For all the Western “China experts” who’ve never set foot in the Middle Kingdom and churn out papers from their cozy Texan offices: stop obsessing over China’s real estate crisis as if it’s the apocalypse. Unlike the U.S., Chinese companies lean on bank loans—not fickle financial markets—for growth. Since 2019, Beijing has redirected lending from real estate to high-tech industries like EVs, AI, and machinery, spawning global players like BYD, Huawei, and Zoomlion that crush Western competitors on price and quality. Meanwhile, the “real estate crisis” that supposedly dooms China? Beijing doesn’t even blink—Chinese folks are housed, banks are state-controlled, and the government is gearing up for an industrial Blitzkrieg. Meanwhile, the western world is still stuck waiting for the Germans to come through the Maginot Line, distracted by “saving the planet” while China speeds ahead.
For those in the West still clinging to the fantasy that Asia is stuck in trishaws and rice paddies, the 2025 World Robot Conference in Beijing should’ve been a rude awakening—showcasing companies like Unitree, whose humanoid robots outpace anything coming from the U.S., including the pet project of its very own ex–American Rasputin.
Though lacking centralized political power, BRICS+ undeniably hinges on the rise of the Russia-China-India triumvirate—mixing Russia’s vast, cheap natural resources, China’s cutting-edge manufacturing prowess, and India’s booming, hungry consumer market. Together, they form a mercantilist powerhouse that’s reshaping the global economic game.
In the first half of 2025, China’s exports tell a story: the Global South is now the hottest dance floor, while the West is sitting out. ASEAN leads the party with $322.5B in imports, Africa’s exports surged by $21.4B, India’s shopping spree grew by $14B, and Latin America kept the rhythm going with $7.3B more. Meanwhile, the U.S. and Wester Europe are showing the cold shoulder. China’s clearly hedging its bets, cozying up to resource-rich, less picky partners in the Global South to dodge Western trade tantrums. It’s a savvy geopolitical pivot—less drama, more diversified shopping carts. Looks like the future of Chinese exports isn’t Wall Street, it’s Main Street… somewhere around the equator.
So, while cutting back on trade with the U.S. and even Europe, BRICS+ nations are cozying up and trading more with each other.
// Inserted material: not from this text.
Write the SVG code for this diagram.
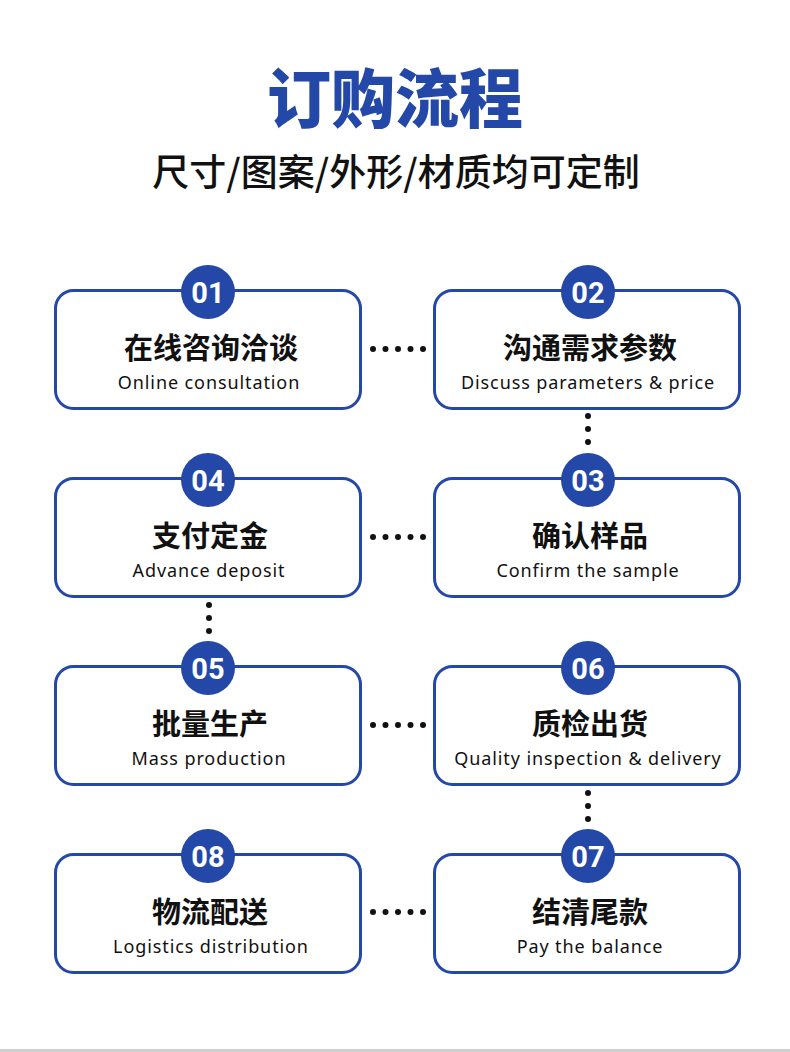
<svg xmlns="http://www.w3.org/2000/svg" width="790" height="1052" viewBox="0 0 790 1052">
<style>
.box{fill:#fff;stroke:#2448a8;stroke-width:3}
.circ{fill:#2448a8}
.num{font-family:"Roboto","Liberation Sans",sans-serif;font-weight:bold;font-size:29px;fill:#fff;text-anchor:middle}
.zh{font-family:"Noto Sans CJK SC",sans-serif;font-weight:bold;font-size:29px;fill:#111;text-anchor:middle}
.en{font-family:"Noto Sans","Open Sans",sans-serif;font-size:18px;fill:#111;text-anchor:middle;letter-spacing:0.9px}
.dot{fill:#111}
</style>
<rect width="790" height="1052" fill="#fff"/>
<rect x="0" y="1049" width="790" height="3" fill="#d0d0d0"/>
<text x="395" y="122" font-family="Noto Sans CJK SC, sans-serif" font-weight="900" font-size="64" fill="#2448a8" text-anchor="middle">订购流程</text>
<text x="396" y="186" font-family="Noto Sans CJK SC, sans-serif" font-weight="500" font-size="37" fill="#111" text-anchor="middle">尺寸/图案/外形/材质均可定制</text>
<g id="connectors">
<circle class="dot" cx="373" cy="349" r="3"/><circle class="dot" cx="385.5" cy="349" r="3"/><circle class="dot" cx="398" cy="349" r="3"/><circle class="dot" cx="410.5" cy="349" r="3"/><circle class="dot" cx="423" cy="349" r="3"/>
<circle class="dot" cx="588" cy="416" r="3"/><circle class="dot" cx="588" cy="429" r="3"/><circle class="dot" cx="588" cy="442" r="3"/>
<circle class="dot" cx="373" cy="537" r="3"/><circle class="dot" cx="385.5" cy="537" r="3"/><circle class="dot" cx="398" cy="537" r="3"/><circle class="dot" cx="410.5" cy="537" r="3"/><circle class="dot" cx="423" cy="537" r="3"/>
<circle class="dot" cx="209" cy="605" r="3"/><circle class="dot" cx="209" cy="618" r="3"/><circle class="dot" cx="209" cy="631" r="3"/>
<circle class="dot" cx="373" cy="725" r="3"/><circle class="dot" cx="385.5" cy="725" r="3"/><circle class="dot" cx="398" cy="725" r="3"/><circle class="dot" cx="410.5" cy="725" r="3"/><circle class="dot" cx="423" cy="725" r="3"/>
<circle class="dot" cx="588" cy="793" r="3"/><circle class="dot" cx="588" cy="806" r="3"/><circle class="dot" cx="588" cy="819" r="3"/>
<circle class="dot" cx="373" cy="912" r="3"/><circle class="dot" cx="385.5" cy="912" r="3"/><circle class="dot" cx="398" cy="912" r="3"/><circle class="dot" cx="410.5" cy="912" r="3"/><circle class="dot" cx="423" cy="912" r="3"/>
</g>
<g id="n01"><rect class="box" x="55.5" y="290.5" width="305" height="118" rx="18"/><circle class="circ" cx="208" cy="292" r="27"/><text class="num" x="208" y="302.5">01</text><text class="zh" x="211" y="359">在线咨询洽谈</text><text class="en" x="209" y="389">Online consultation</text></g>
<g id="n02"><rect class="box" x="434.5" y="290.5" width="305" height="118" rx="18"/><circle class="circ" cx="588" cy="292" r="27"/><text class="num" x="588" y="302.5">02</text><text class="zh" x="590" y="359">沟通需求参数</text><text class="en" x="588" y="389">Discuss parameters &amp; price</text></g>
<g id="n03"><rect class="box" x="434.5" y="478.5" width="305" height="118" rx="18"/><circle class="circ" cx="588" cy="480" r="27"/><text class="num" x="588" y="490.5">03</text><text class="zh" x="590" y="547">确认样品</text><text class="en" x="588" y="577">Confirm the sample</text></g>
<g id="n04"><rect class="box" x="55.5" y="478.5" width="305" height="118" rx="18"/><circle class="circ" cx="208" cy="480" r="27"/><text class="num" x="208" y="490.5">04</text><text class="zh" x="210" y="547">支付定金</text><text class="en" x="209" y="577">Advance deposit</text></g>
<g id="n05"><rect class="box" x="55.5" y="666.5" width="305" height="118" rx="18"/><circle class="circ" cx="208" cy="668" r="27"/><text class="num" x="208" y="678.5">05</text><text class="zh" x="210" y="735">批量生产</text><text class="en" x="209" y="765">Mass production</text></g>
<g id="n06"><rect class="box" x="434.5" y="666.5" width="305" height="118" rx="18"/><circle class="circ" cx="588" cy="668" r="27"/><text class="num" x="588" y="678.5">06</text><text class="zh" x="590" y="735">质检出货</text><text class="en" x="588" y="765">Quality inspection &amp; delivery</text></g>
<g id="n07"><rect class="box" x="434.5" y="854.5" width="305" height="118" rx="18"/><circle class="circ" cx="588" cy="856" r="27"/><text class="num" x="588" y="866.5">07</text><text class="zh" x="590" y="923">结清尾款</text><text class="en" x="590" y="953">Pay the balance</text></g>
<g id="n08"><rect class="box" x="55.5" y="854.5" width="305" height="118" rx="18"/><circle class="circ" cx="208" cy="856" r="27"/><text class="num" x="208" y="866.5">08</text><text class="zh" x="210" y="923">物流配送</text><text class="en" x="211" y="953">Logistics distribution</text></g>
</svg>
Take India’s love affair with Russian oil: imports skyrocketed from a modest 68,000 barrels per day pre-USD weaponization to over 2 million—because why pay full price when you can snag a discount? Nearly 40% of India’s crude now comes from Russia, at $10–$20 cheaper per barrel than Middle Eastern oil. Meanwhile, U.S.-India trade hits $118 billion, with the U.S. running a $45 billion deficit—so sure, slap on tariffs and threaten jobs, but India’s smirking behind the scenes. China’s still guzzling Russian oil too, and other Asian exporters can’t fill the void. G7 and EU sanctions may have rerouted oil flows but didn’t crimp global supply or demand, especially not in India. India oil imports from Russia grew steadily, replacing expensive, high-shipping-cost crude from the U.S., Africa, and South America. Most of the Russian discounts come from shipping headaches, not refinery sweetheart deals. Indeed, India swapped pricey imports from afar for cheaper Russian barrels closer to home—making the sanctions and U.S. threats look like a pricey game of musical chairs nobody wanted to play.